* start INFORMATION GIVEN *

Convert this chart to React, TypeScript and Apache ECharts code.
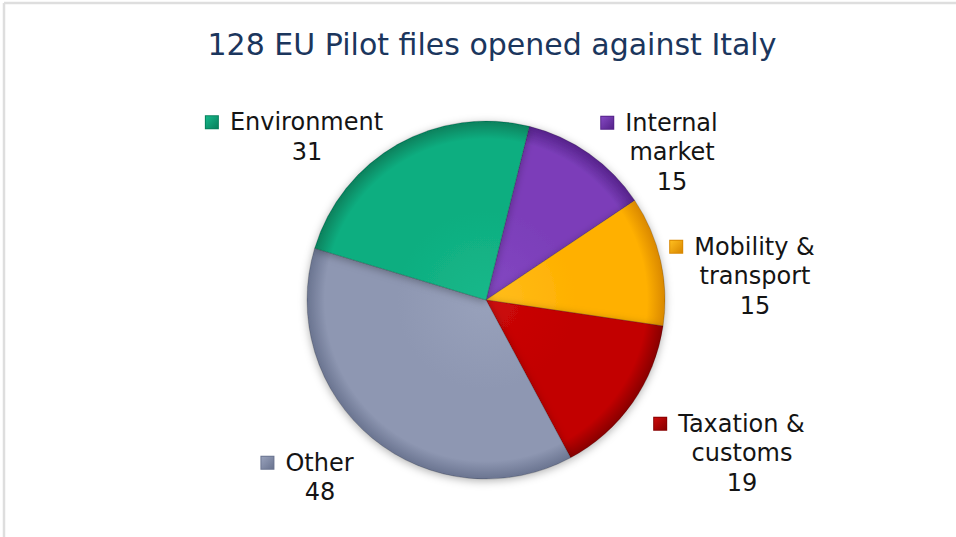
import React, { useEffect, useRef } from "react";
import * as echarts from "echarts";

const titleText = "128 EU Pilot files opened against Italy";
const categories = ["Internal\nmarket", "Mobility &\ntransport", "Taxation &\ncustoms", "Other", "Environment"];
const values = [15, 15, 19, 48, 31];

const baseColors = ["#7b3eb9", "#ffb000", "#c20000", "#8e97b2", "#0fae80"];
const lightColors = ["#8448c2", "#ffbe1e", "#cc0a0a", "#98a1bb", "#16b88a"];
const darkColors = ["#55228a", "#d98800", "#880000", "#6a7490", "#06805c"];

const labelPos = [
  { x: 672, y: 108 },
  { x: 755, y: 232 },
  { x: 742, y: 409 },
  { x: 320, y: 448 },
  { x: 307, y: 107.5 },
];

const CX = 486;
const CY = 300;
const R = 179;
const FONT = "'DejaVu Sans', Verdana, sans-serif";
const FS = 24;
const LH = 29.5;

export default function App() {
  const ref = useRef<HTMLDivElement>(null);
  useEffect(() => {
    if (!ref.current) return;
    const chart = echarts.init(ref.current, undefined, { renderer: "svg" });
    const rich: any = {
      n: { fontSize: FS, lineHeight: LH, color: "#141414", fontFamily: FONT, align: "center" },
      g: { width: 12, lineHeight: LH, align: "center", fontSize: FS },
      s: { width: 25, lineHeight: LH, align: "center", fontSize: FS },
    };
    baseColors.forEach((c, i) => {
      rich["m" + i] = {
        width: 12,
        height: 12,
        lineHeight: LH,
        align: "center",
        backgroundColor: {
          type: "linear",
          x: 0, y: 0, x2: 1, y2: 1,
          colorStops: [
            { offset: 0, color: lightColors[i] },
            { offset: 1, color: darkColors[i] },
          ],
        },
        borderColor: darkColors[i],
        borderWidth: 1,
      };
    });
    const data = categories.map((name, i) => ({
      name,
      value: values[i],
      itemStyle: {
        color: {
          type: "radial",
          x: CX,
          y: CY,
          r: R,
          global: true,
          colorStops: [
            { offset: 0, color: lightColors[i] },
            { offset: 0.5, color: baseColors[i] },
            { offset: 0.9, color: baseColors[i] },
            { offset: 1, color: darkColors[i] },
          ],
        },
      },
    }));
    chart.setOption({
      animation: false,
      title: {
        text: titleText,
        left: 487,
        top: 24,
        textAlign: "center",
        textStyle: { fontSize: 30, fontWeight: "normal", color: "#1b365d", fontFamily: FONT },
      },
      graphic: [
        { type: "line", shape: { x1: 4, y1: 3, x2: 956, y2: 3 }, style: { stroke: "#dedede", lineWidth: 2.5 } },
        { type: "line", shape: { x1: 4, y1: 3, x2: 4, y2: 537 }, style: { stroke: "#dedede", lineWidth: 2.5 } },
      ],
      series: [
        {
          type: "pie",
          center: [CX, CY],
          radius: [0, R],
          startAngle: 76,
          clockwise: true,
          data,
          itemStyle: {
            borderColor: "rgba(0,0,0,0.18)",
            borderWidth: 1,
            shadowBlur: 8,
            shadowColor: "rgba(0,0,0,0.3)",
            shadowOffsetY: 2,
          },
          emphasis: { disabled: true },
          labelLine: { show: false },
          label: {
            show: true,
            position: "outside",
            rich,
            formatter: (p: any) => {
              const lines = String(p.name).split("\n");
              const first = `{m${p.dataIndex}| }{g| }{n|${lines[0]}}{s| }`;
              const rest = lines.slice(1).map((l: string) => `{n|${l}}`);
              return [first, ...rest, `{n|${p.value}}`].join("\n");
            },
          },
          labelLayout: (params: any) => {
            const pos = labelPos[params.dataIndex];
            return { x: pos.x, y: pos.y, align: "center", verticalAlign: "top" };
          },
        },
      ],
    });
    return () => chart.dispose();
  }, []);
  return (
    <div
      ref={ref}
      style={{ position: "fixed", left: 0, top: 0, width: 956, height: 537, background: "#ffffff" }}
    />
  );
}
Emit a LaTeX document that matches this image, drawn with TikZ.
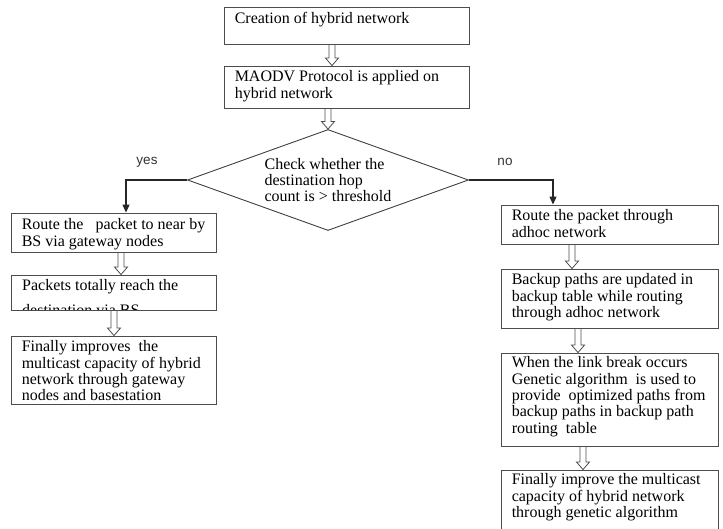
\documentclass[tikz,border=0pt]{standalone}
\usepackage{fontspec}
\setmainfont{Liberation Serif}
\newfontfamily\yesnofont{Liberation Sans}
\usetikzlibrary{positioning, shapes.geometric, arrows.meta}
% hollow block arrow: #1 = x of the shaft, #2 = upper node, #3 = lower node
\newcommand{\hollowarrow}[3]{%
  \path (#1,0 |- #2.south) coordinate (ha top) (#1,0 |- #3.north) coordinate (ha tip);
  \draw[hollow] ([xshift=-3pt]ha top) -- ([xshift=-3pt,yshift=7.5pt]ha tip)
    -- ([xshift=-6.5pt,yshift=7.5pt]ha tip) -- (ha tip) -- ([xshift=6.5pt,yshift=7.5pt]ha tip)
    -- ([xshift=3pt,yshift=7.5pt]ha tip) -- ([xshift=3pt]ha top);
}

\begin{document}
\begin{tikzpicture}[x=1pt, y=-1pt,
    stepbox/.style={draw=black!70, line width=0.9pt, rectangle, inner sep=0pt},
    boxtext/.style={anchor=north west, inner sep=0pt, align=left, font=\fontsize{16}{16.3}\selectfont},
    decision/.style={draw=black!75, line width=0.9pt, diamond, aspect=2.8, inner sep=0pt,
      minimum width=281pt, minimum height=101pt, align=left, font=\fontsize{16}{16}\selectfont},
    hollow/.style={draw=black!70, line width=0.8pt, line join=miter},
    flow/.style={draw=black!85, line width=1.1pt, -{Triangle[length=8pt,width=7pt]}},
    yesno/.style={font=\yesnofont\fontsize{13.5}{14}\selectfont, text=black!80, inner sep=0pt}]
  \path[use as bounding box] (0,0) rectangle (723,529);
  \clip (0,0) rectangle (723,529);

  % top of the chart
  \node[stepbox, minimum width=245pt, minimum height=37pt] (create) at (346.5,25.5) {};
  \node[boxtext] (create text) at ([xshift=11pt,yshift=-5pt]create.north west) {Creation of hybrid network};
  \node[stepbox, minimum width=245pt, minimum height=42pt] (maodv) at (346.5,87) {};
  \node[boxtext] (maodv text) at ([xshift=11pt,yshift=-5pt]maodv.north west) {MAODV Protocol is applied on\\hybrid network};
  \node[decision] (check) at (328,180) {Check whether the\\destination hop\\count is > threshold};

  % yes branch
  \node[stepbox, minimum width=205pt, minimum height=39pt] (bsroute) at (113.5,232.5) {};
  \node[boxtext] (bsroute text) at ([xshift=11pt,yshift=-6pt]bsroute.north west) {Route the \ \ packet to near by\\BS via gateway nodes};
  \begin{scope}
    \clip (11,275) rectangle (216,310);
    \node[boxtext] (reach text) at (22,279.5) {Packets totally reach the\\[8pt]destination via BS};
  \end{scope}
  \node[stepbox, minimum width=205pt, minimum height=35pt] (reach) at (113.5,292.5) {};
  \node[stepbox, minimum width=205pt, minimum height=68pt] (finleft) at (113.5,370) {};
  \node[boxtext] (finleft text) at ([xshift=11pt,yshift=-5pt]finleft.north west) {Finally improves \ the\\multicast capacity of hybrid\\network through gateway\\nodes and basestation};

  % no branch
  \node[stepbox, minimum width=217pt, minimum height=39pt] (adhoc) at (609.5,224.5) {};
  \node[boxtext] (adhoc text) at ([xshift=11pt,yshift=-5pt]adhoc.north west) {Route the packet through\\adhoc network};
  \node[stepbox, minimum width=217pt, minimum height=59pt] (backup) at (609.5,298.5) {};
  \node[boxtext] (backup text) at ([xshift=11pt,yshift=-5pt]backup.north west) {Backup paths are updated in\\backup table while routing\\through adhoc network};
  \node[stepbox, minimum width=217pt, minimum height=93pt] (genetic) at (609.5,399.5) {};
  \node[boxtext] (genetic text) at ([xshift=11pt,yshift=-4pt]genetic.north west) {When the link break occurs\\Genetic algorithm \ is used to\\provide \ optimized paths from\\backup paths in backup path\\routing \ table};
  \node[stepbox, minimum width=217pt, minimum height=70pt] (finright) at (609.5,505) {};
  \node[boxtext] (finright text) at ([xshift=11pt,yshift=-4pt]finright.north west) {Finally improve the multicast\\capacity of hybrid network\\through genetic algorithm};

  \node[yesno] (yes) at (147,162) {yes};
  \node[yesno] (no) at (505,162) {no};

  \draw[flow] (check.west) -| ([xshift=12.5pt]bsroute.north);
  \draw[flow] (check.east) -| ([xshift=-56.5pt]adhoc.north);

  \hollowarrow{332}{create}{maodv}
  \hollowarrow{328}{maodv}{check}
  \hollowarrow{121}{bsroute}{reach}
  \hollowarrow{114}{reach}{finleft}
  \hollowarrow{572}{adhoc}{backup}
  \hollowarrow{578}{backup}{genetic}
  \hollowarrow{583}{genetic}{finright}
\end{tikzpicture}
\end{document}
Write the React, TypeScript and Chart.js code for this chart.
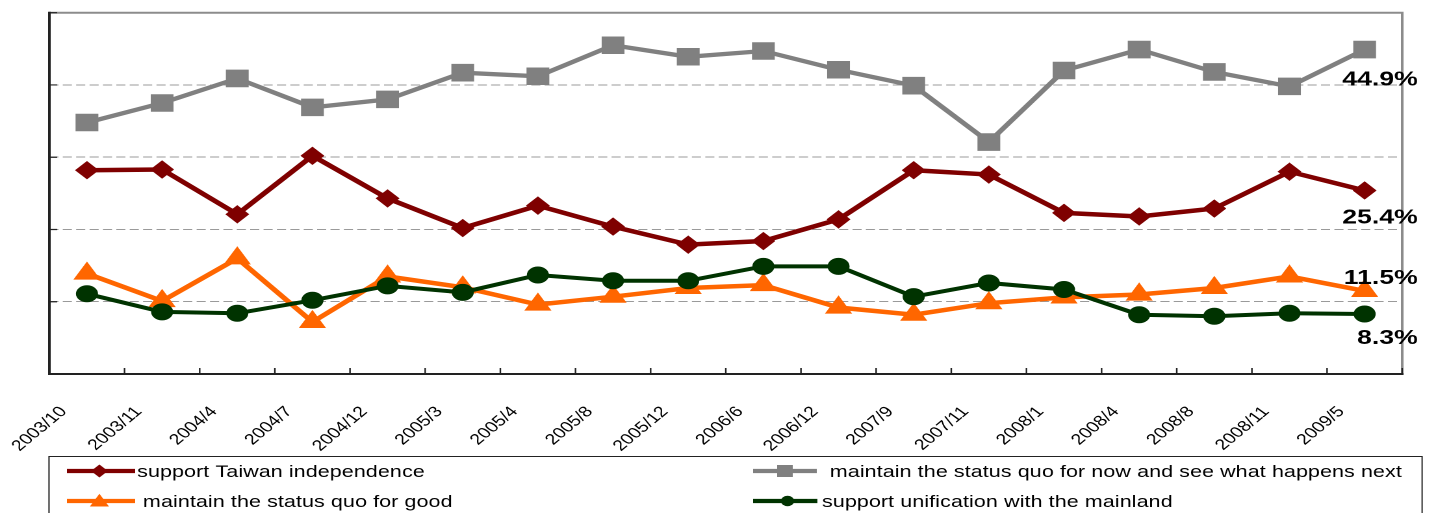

* end INFORMATION GIVEN *

* _GOAL_
Copy nothing but the lines from the top of the data down to the line containing "const LH = 29.5;", and leave the pictures out.

* _COMPLETE OUTPUT_
Convert this chart to React, TypeScript and Apache ECharts code.
import React, { useEffect, useRef } from "react";
import * as echarts from "echarts";

const titleText = "128 EU Pilot files opened against Italy";
const categories = ["Internal\nmarket", "Mobility &\ntransport", "Taxation &\ncustoms", "Other", "Environment"];
const values = [15, 15, 19, 48, 31];

const baseColors = ["#7b3eb9", "#ffb000", "#c20000", "#8e97b2", "#0fae80"];
const lightColors = ["#8448c2", "#ffbe1e", "#cc0a0a", "#98a1bb", "#16b88a"];
const darkColors = ["#55228a", "#d98800", "#880000", "#6a7490", "#06805c"];

const labelPos = [
  { x: 672, y: 108 },
  { x: 755, y: 232 },
  { x: 742, y: 409 },
  { x: 320, y: 448 },
  { x: 307, y: 107.5 },
];

const CX = 486;
const CY = 300;
const R = 179;
const FONT = "'DejaVu Sans', Verdana, sans-serif";
const FS = 24;
const LH = 29.5;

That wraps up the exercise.